I read an article this morning that resonated with me and summed up the characteristics of how a “new normal” is found, following trauma. In ten, thoughtful points, the author highlighted several things to consider in light of finding one’s way through the unexpected blows that life may deal us, one being that we are forever changed. To that I would add that trauma is also permanently with us, sometimes buried deeply while at other times completely blind-siding us by the lingering effects of grief and loss or downright fear. What may seem like perfectly benign stimulus to one person propels another into all out panic because we now know, unlike before, what is possible. And we will never again take that for granted.

But does that mean I’ve stopped riding in cars? No. Perhaps to the chagrin of a few who’ve heard my plea to slow down in the rain or on a hairpin turn, I would occasionally interject my requests to whoever was chauffeuring me to the airport in Gambella, Ethiopia. Blazing up a dusty, gravel road at the mercy of a driver who had no idea, really, what the car was capable of, I couldn’t help but ask a driver to slow down in the months that followed our rainy day misadventure. That memory lingered in my mind even then, fueling anxieties that were often dormant until I was at the mercy of another driver in conditions that felt all too familiar to what had precipitated the accident I’d survived.

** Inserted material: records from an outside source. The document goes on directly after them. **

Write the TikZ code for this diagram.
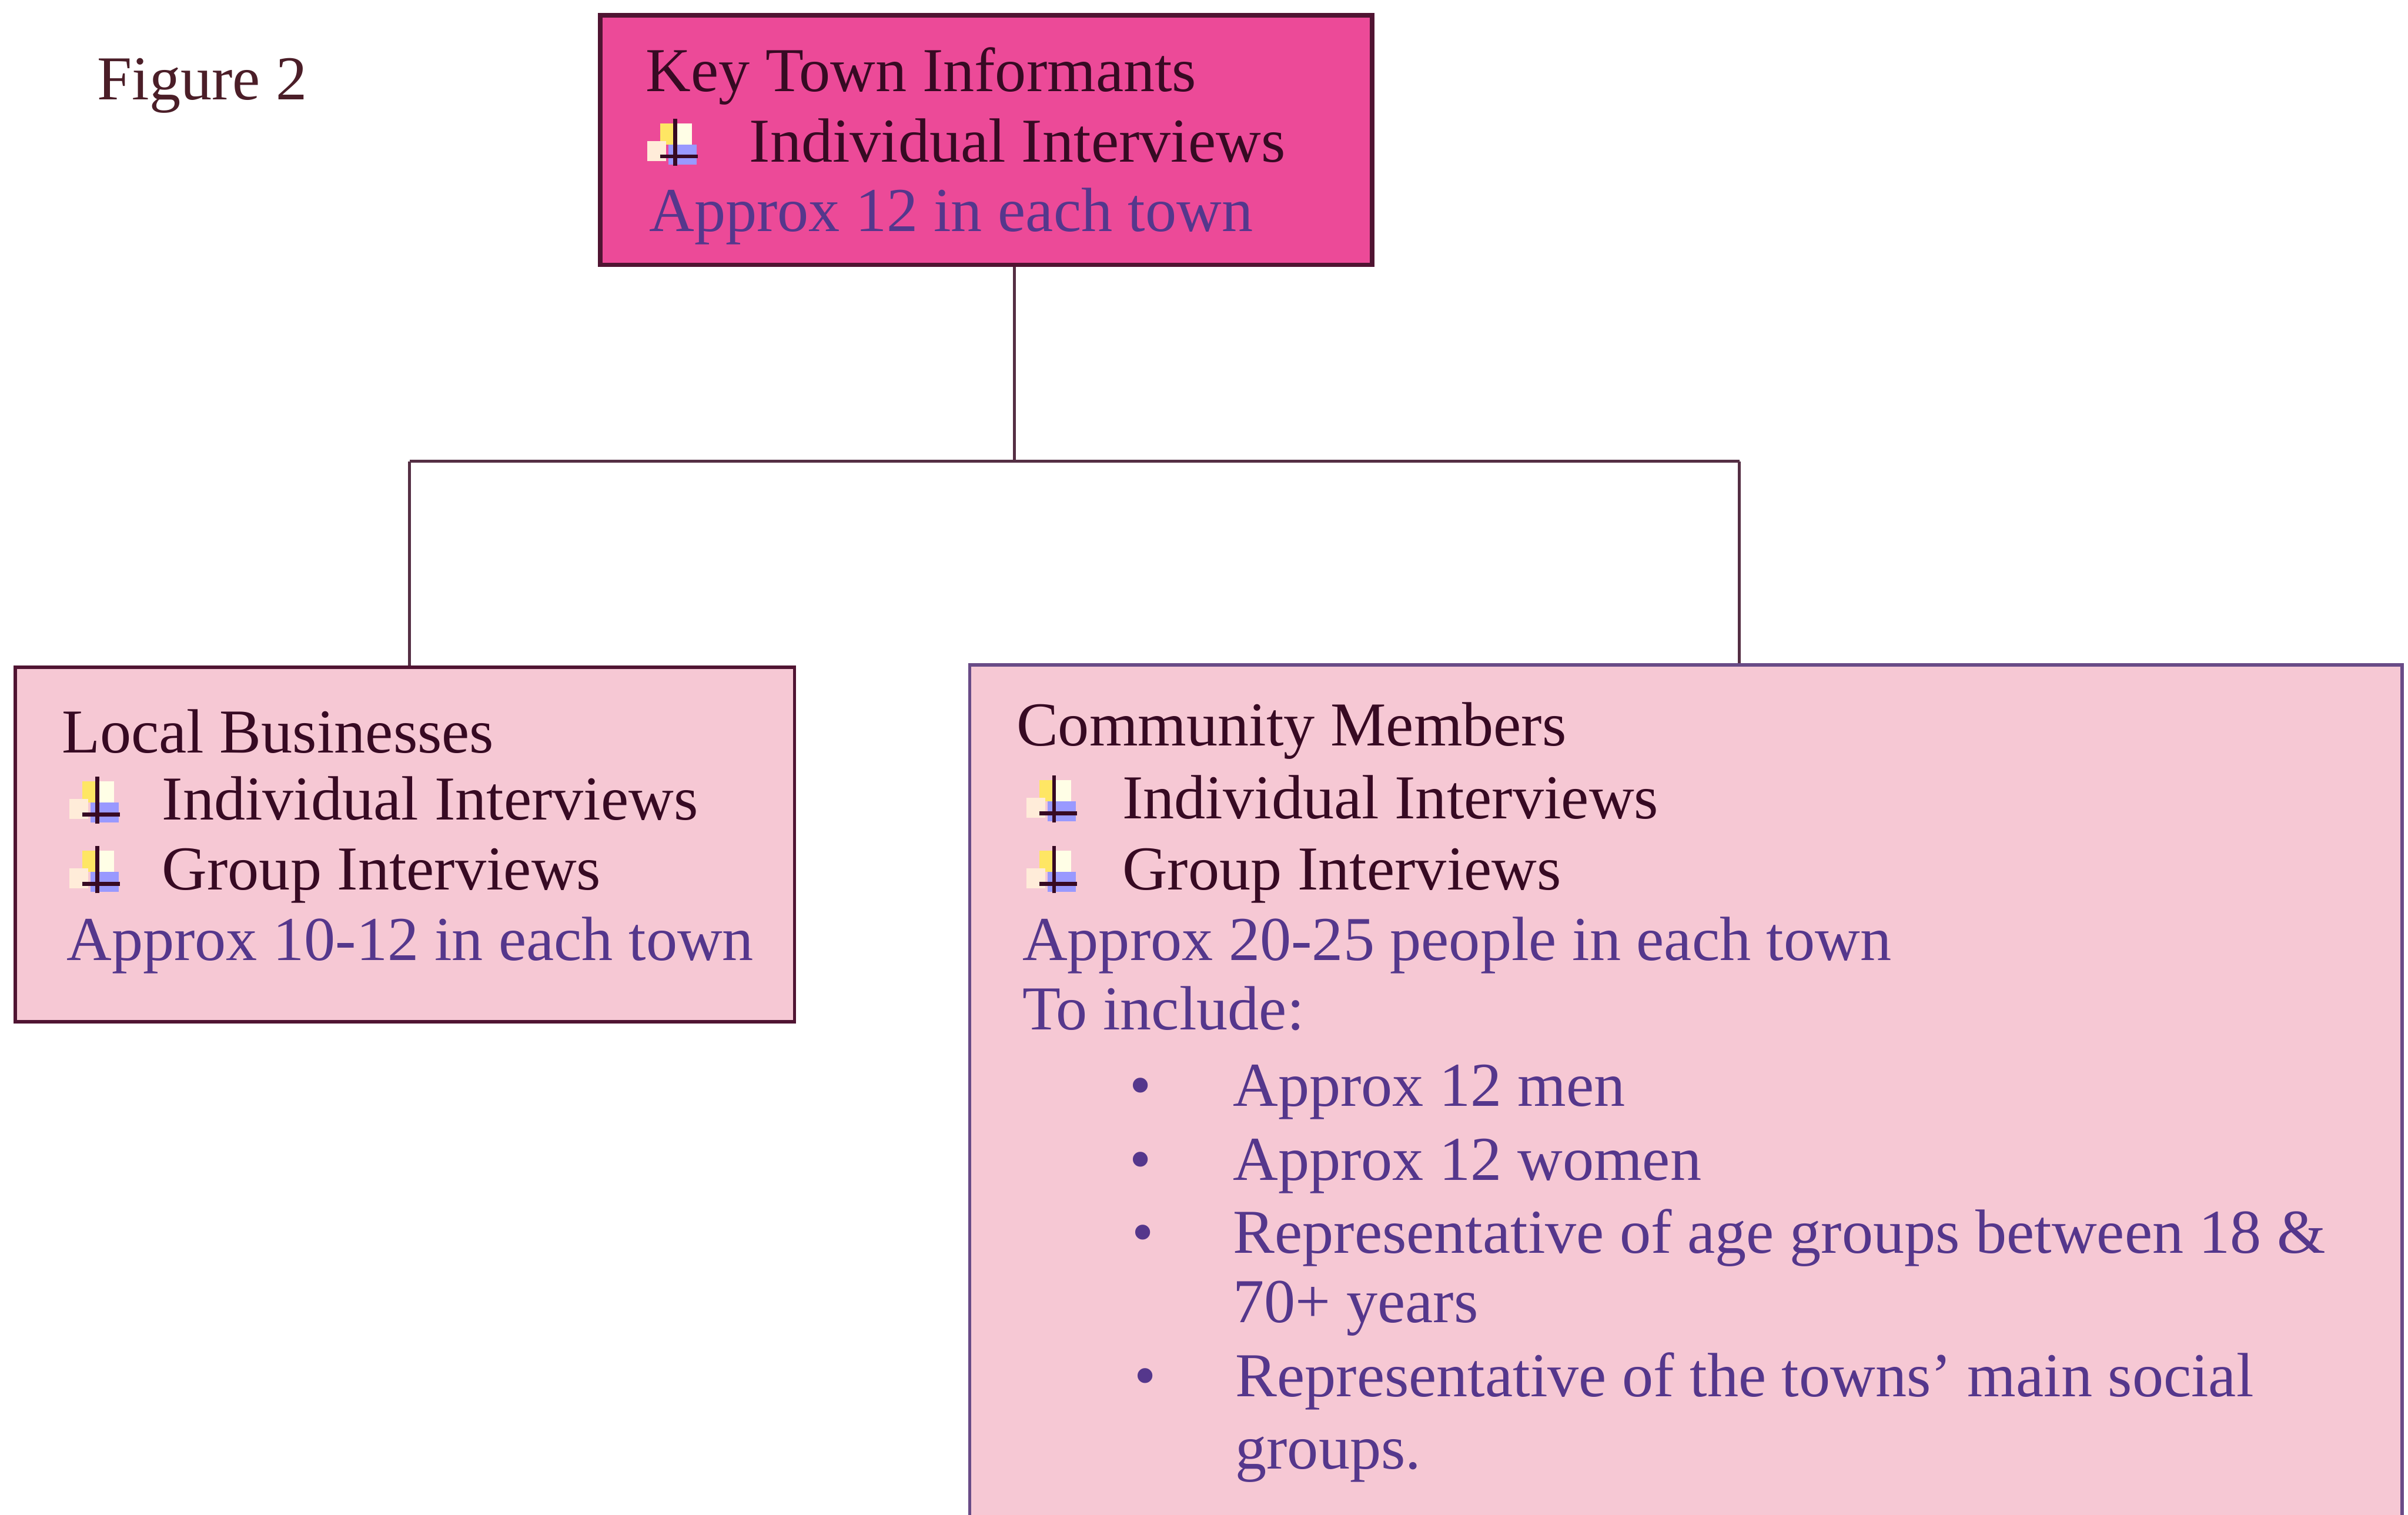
\documentclass[tikz,border=0pt]{standalone}
\usepackage{fontspec}
\setmainfont{Liberation Serif}
\usetikzlibrary{positioning}

\definecolor{keypink}{RGB}{236,74,152}
\definecolor{softpink}{RGB}{246,200,212}
\definecolor{boxline}{RGB}{80,20,50}
\definecolor{commline}{RGB}{105,75,135}
\definecolor{darktext}{RGB}{55,10,35}
\definecolor{approxtext}{RGB}{85,55,140}
\definecolor{figtext}{RGB}{75,30,40}

\tikzset{
  keybox/.style={draw=boxline, line width=1.1pt, fill=keypink, minimum width=6.56cm, minimum height=2.12cm},
  lowbox/.style={draw=boxline, line width=0.8pt, fill=softpink},
  link/.style={draw=darktext!85, line width=0.7pt},
  lbl/.style={anchor=west, inner sep=0pt, text height=0.7em, text depth=0.2em,
    font=\fontsize{15.1}{18}\selectfont, text=darktext},
  approx/.style={text=approxtext},
  wingflag/.pic={
    \fill[yellow!75!orange!60] (0.11,0.18) rectangle (0.23,0.36);
    \fill[yellow!10] (0.24,0.18) rectangle (0.38,0.36);
    \fill[orange!15] (0,0.04) rectangle (0.16,0.21);
    \fill[blue!40!white] (0.18,0.01) rectangle (0.42,0.18);
    \draw[darktext, line width=0.9pt] (0.237,0) -- (0.237,0.40);
    \draw[darktext, line width=0.9pt] (0.11,0.08) -- (0.43,0.08);
  }
}

\begin{document}
\begin{tikzpicture}
  \useasboundingbox (0,0) rectangle (20.46,12.87);
  \clip (0,0) rectangle (20.46,12.87);

  \node[lbl, text=figtext] (fig) at (0.82,12.11) {Figure 2};

  % top box
  \node[keybox] (key) at (8.38,11.68) {};
  \node[lbl] (keyhead) at (5.48,12.18) {Key Town Informants};
  \pic at (5.50,11.46) {wingflag};
  \node[lbl] (keyind) at (6.36,11.58) {Individual Interviews};
  \node[lbl, approx] (keynum) at (5.51,10.99) {Approx 12 in each town};

  % local businesses
  \node[lowbox, minimum width=6.62cm, minimum height=3.01cm] (biz) at (3.44,5.695) {};
  \node[lbl] (bizhead) at (0.52,6.56) {Local Businesses};
  \pic at (0.59,5.87) {wingflag};
  \node[lbl] (bizind) at (1.37,5.99) {Individual Interviews};
  \pic at (0.59,5.28) {wingflag};
  \node[lbl] (bizgrp) at (1.37,5.40) {Group Interviews};
  \node[lbl, approx] (biznum) at (0.56,4.80) {Approx 10-12 in each town};

  % community members
  \node[lowbox, draw=commline, minimum width=12.17cm, minimum height=7.82cm] (comm) at (14.325,3.31) {};
  \node[lbl] (commhead) at (8.63,6.62) {Community Members};
  \pic at (8.72,5.88) {wingflag};
  \node[lbl] (commind) at (9.53,6.00) {Individual Interviews};
  \pic at (8.72,5.28) {wingflag};
  \node[lbl] (commgrp) at (9.53,5.40) {Group Interviews};
  \node[lbl, approx] (commnum) at (8.68,4.80) {Approx 20-25 people in each town};
  \node[lbl, approx] (incl) at (8.68,4.21) {To include:};
  \node[lbl, approx] (dota) at (9.59,3.56) {\textbullet};
  \node[lbl, approx] (men) at (10.47,3.56) {Approx 12 men};
  \node[lbl, approx] (dotb) at (9.59,2.93) {\textbullet};
  \node[lbl, approx] (women) at (10.47,2.93) {Approx 12 women};
  \node[lbl, approx] (dotc) at (9.61,2.31) {\textbullet};
  \node[lbl, approx] (ages) at (10.47,2.31) {Representative of age groups between 18 \&};
  \node[lbl, approx] (agesb) at (10.47,1.72) {70+ years};
  \node[lbl, approx] (dotd) at (9.63,1.09) {\textbullet};
  \node[lbl, approx] (social) at (10.49,1.09) {Representative of the towns’ main social};
  \node[lbl, approx] (socialb) at (10.49,0.48) {groups.};

  % connectors
  \coordinate (jm) at (8.62,8.95);
  \coordinate (jl) at (3.48,8.95);
  \coordinate (jr) at (14.78,8.95);
  \draw[link] (jm |- key.south) -- (jm);
  \draw[link] (jl) -- (jr);
  \draw[link] (jl) -- (jl |- biz.north);
  \draw[link] (jr) -- (jr |- comm.north);
\end{tikzpicture}
\end{document}
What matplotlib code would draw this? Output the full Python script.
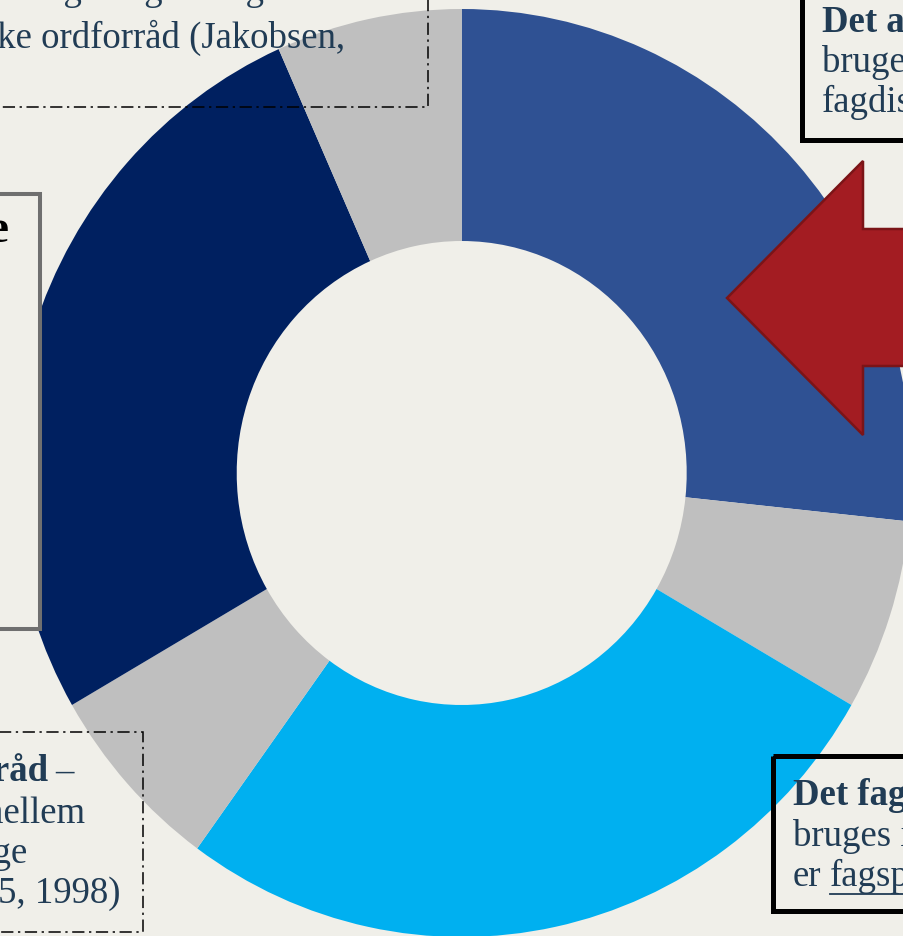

In much the same ways, the trauma of my life’s upheaval in the last few years following a painful divorce is still with me. While I have no doubt found my stride in the new normal, I don’t always know what will set off a bout of angst, upsetting my emotional equilibrium. I fear people are tired of my plight, and I lament that this ugly thing that happened never will, in fact, go away. But just like that rainy day in October of 2000, I am still here, and I am stronger for it. I am me, only different–weathered a bit and not so naive as to think I’m exempt from certain types of pain.

I’m not exempt from certain types of pain, and I’m also not immune to the adverses ways it might affect my personality at times. Trauma can permanently change us in both good and sometimes not-so-good ways. When considering some of the limitations placed on my life by my own set of difficult circumstances, I have to keep remembering that not playing the victim rests largely in my ability to keep identifying the choices that are within my reach. When I long for something that feels completely out of reach, I must stretch in the other direction and reach, instead, for what is accessible to me. I must keep making choices around the things that I do have some control, even if it is just repainting the bathroom.

Suffering is free range in this game of life. The hardest part perhaps is that we don’t get to choose what precisely will make our life in particular difficult. Life is tough; pain is what makes it tender and opens us up to seeing ourselves, our world and others in a new light. Only, we have to, at the very least, be open to the possibility that we can grow from our trauma. Otherwise, it’s just making mountains out of mole hills that never change the scenery for good. While trauma can make us better, it can also leave us bitter. Knowing what anchors you to hope is imperative for the journey. Thankfully, for me, friendship, laughter, faith and a good bit of exercise make good seatbelts. The ride will be bumpy, sometimes turbulent, but I’m going to keep riding.